Kommentar zum Asyl-Vorstoß von Friedrich Merz Kontraproduktiv

Meinung | Berlin · Friedrich Merz versucht der AfD das Wasser in Sachen Flüchtlingspolitik abzugraben. Doch mit seinem Vorstoß gegen das im Grundgesetz verankerte Recht auf Asyl ist ein Donnerschlag, kommentiert Eva Quadbeck.

Der Vorstoß von Friedrich Merz gegen das im Grundgesetz verankerte Recht auf Asyl ist ein Donnerschlag. Merz erreicht mit dem Anstoßen der Debatte das Gegenteil von dem, was er erreichen möchte. Sein Ziel ist es, der AfD in der Flüchtlingspolitik das Wasser abzugraben. Durch den Vorstoß für eine Verfassungsänderung gibt er aber nur Wasser auf die Mühlen der AfD: Wieder einmal fokussiert sich die öffentliche Debatte nur auf das Thema Flüchtlinge, was immer der AfD hilft.

Zudem macht Merz einen Vorschlag, von dem er weiß, dass er sich politisch nicht durchsetzen lässt. Es sind weit und breit keine Zweidrittel-Mehrheiten in Bundestag und Bundesrat dafür in Sicht. Die AfD witterte diese Chance, Boden gut zu machen, sofort und sprang Merz argumentativ bei. . Es ist gut, dass Merz klargestellt hat, ihm gehe es um eine europäische Lösung.
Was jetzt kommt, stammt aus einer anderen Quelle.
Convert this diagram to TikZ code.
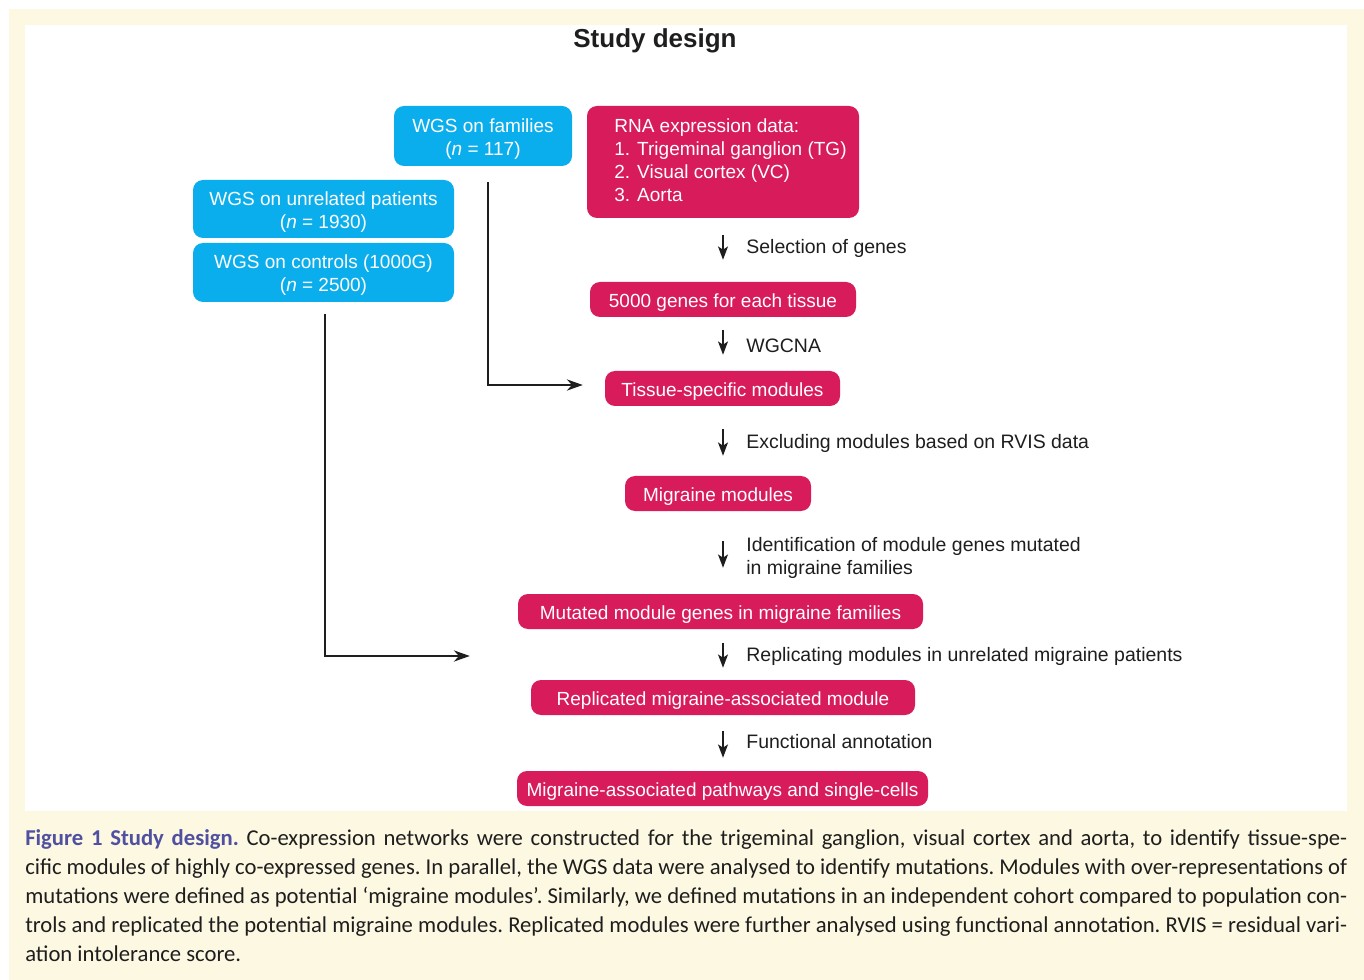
\documentclass[tikz,border=0pt]{standalone}
\usepackage{fontspec}
\setmainfont{Liberation Sans}
\newfontfamily\capfont{Carlito}
\usetikzlibrary{arrows.meta,calc}
\definecolor{cream}{HTML}{FDF8E2}
\definecolor{wgsblue}{HTML}{0AAEEC}
\definecolor{rnared}{HTML}{D81B5B}
\definecolor{figblue}{HTML}{5050A0}
\definecolor{ink}{HTML}{1E1E1E}
\tikzset{
  box/.style = {
    rounded corners=7.5pt, text=white, inner sep=0pt, align=center,
    font=\fontsize{14.25}{17.25}\selectfont,
    execute at begin node=\rule{0pt}{15pt}
  },
  bluebox/.style = {box, fill=wgsblue, text height=32pt},
  redbox/.style = {box, fill=rnared, minimum height=26.25pt},
  flow/.style = {-{Stealth[length=10pt,width=7.5pt,inset=2.5pt]}, line width=1.1pt, draw=ink},
  steplabel/.style = {
    right, xshift=17pt, inner sep=0pt, align=left, text=ink,
    font=\fontsize{14.6}{17.25}\selectfont,
    execute at begin node=\rule{0pt}{15pt}
  },
  feed/.style = {-{Stealth[length=12pt,width=8.5pt,inset=4pt]}, line width=1.1pt, draw=ink}
}

\begin{document}
\begin{tikzpicture}[x=0.75pt,y=-0.75pt]
  \useasboundingbox (0,0) rectangle (1364,980);
  % panel
  \fill[cream] (9,9) rectangle (1364,980);
  \fill[white] (25,25) rectangle (1347,811);
  \node[font=\fontsize{19.5}{22}\selectfont\bfseries, text=ink] (title) at (655,41) {Study design};
  % wgs boxes
  \node[bluebox, minimum width=133.5pt, minimum height=45pt] (fam) at (483,136)
    {WGS on families\\(\textit{n} = 117)};
  \node[bluebox, minimum width=195.75pt, minimum height=43.5pt] (unrel) at (323.5,209)
    {WGS on unrelated patients\\(\textit{n} = 1930)};
  \node[bluebox, minimum width=195.75pt, minimum height=44.25pt] (ctrl) at (323.5,272.5)
    {WGS on controls (1000G)\\(\textit{n} = 2500)};
  % expression boxes
  \node[box, fill=rnared, minimum width=204pt, minimum height=84pt] (rna) at (723,162)
    {\begin{tabular}{@{\hspace{11.25pt}}l@{}}
      RNA expression data:\\
      1. Trigeminal ganglion (TG)\\
      2. Visual cortex (VC)\\
      3. Aorta
    \end{tabular}};
  \node[redbox, minimum width=199.5pt] (genes) at (723,299.5) {5000 genes for each tissue};
  \node[redbox, minimum width=176.25pt] (tissue) at (722.5,388.5) {Tissue-specific modules};
  \node[redbox, minimum width=139.5pt] (migr) at (718,493.5) {Migraine modules};
  \node[redbox, minimum width=303.75pt] (mut) at (720.5,611.5) {Mutated module genes in migraine families};
  \node[redbox, minimum width=288pt] (repl) at (723,697.5) {Replicated migraine-associated module};
  \node[redbox, minimum width=308.25pt] (path) at (722.5,788.5) {Migraine-associated pathways and single-cells};
  % steps
  \coordinate (axis) at (723,0);
  \draw[flow, shorten <=12.75pt, shorten >=16.5pt] (rna.south -| axis) --
    node[steplabel, yshift=3pt] {Selection of genes} (genes.north -| axis);
  \draw[flow, shorten <=9.75pt, shorten >=12pt] (genes.south -| axis) --
    node[steplabel, yshift=0.75pt] {WGCNA} (tissue.north -| axis);
  \draw[flow, shorten <=17.25pt, shorten >=15pt] (tissue.south -| axis) --
    node[steplabel] {Excluding modules based on RVIS data} (migr.north -| axis);
  \draw[flow, shorten <=22.5pt, shorten >=19.5pt] (migr.south -| axis) --
    node[steplabel, yshift=-3.75pt] {Identification of module genes mutated\\in migraine families} (mut.north -| axis);
  \draw[flow, shorten <=10.5pt, shorten >=9pt] (mut.south -| axis) --
    node[steplabel, yshift=0.75pt] {Replicating modules in unrelated migraine patients} (repl.north -| axis);
  \draw[flow, shorten <=12pt, shorten >=9.75pt] (repl.south -| axis) --
    node[steplabel, yshift=3pt] {Functional annotation} (path.north -| axis);
  % feeds
  \coordinate (famtail) at ($(fam.south)+(5,16)$);
  \coordinate (tisshead) at ($(tissue.west)+(-22,-3.5)$);
  \draw[feed] (famtail) |- (tisshead);
  \coordinate (ctrltail) at ($(ctrl.south)+(1.5,12)$);
  \coordinate (replhead) at ($(repl.west)+(-61,-41.5)$);
  \draw[feed] (ctrltail) |- (replhead);
  % caption
  \node[anchor=north west, inner sep=0pt, text width=991.5pt, align=justify,
    font=\capfont\fontsize{17}{21.75}\selectfont\frenchspacing, text=ink] (caption) at (25,829.5)
    {{\bfseries\color{figblue}Figure 1 Study design.} Co-expression networks were constructed for the trigeminal ganglion, visual cortex and aorta, to identify tissue-spe-\linebreak
    cific modules of highly co-expressed genes. In parallel, the WGS data were analysed to identify mutations. Modules with over-representations of\linebreak
    mutations were defined as potential ‘migraine modules’. Similarly, we defined mutations in an independent cohort compared to population con-\linebreak
    trols and replicated the potential migraine modules. Replicated modules were further analysed using functional annotation. RVIS = residual vari-\linebreak
    ation intolerance score.};
\end{tikzpicture}
\end{document}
Mit einer Grundgesetzänderung wäre kein einziges Problem gelöst: Die Abschiebungen gingen nicht schneller, die Integrationsprobleme wären nicht geringer, und auch die Ankunft neuer Flüchtlinge ließe sich durch die Abschaffung des Grundrechts auf Asyl kaum begrenzen. Der Schutzbedarf der großen Mehrheit der Flüchtlinge wird nach der Genfer Flüchtlingskonvention geprüft. Asyl im engeren Sinne erhält nur ein ganz geringer Prozentsatz.

Die deutschen Gesetze und ihre internationale Verankerung reichen aus, um den Zustrom von Flüchtlingen zu steuern und zu kontrollieren. In den Jahren 2015 und 2016 sind sie in Teilen aber nicht konsequent angewendet worden. Das Grundrecht auf Asyl war nicht die Motivation für die Millionen Flüchtlinge, sich nach Deutschland aufzumachen. Vielmehr waren es die politischen Signale der Bundesregierung, die Dublin-Regelungen außer Kraft zu setzen und auch Flüchtlinge aufzunehmen, die formal nicht berechtigt waren, nach Deutschland zu kommen.

Eine deutsche Grundgesetzänderung würde auch nicht die von Merz in Aussicht gestellte Einigung in der Flüchtlingspolitik bringen. Europa ist sich politisch in der Flüchtlingsfrage uneins. Gäbe es auf europäischer Ebene eine Einigung, unter welchen Umständen welche Staaten Flüchtlinge aufnehmen, stünde der individuelle Asylrechtsanspruch Deutschlands dem jedenfalls nicht im Wege.

Nicht zuletzt ist das Asylrecht Teil der bundesrepublikanischen Identität. Die Mütter und Väter des Grundgesetzes haben das Recht auf Asyl auch deshalb aufgenommen, weil im Zweiten Weltkrieg Juden, die vor den Nazis auf der Flucht waren, von anderen Staaten zurückgewiesen und damit in den Tod geschickt wurden. Bislang fühlte sich jeder CDU-Chef diesem Grundsatz verpflichtet. Die CDU sollte davon nicht abrücken. In den 90er Jahren wurde dieses Grundrecht bereits so stark eingeschränkt, dass es ohnehin nur noch einer sehr kleinen Gruppe politisch Verfolgter zur Verfügung steht.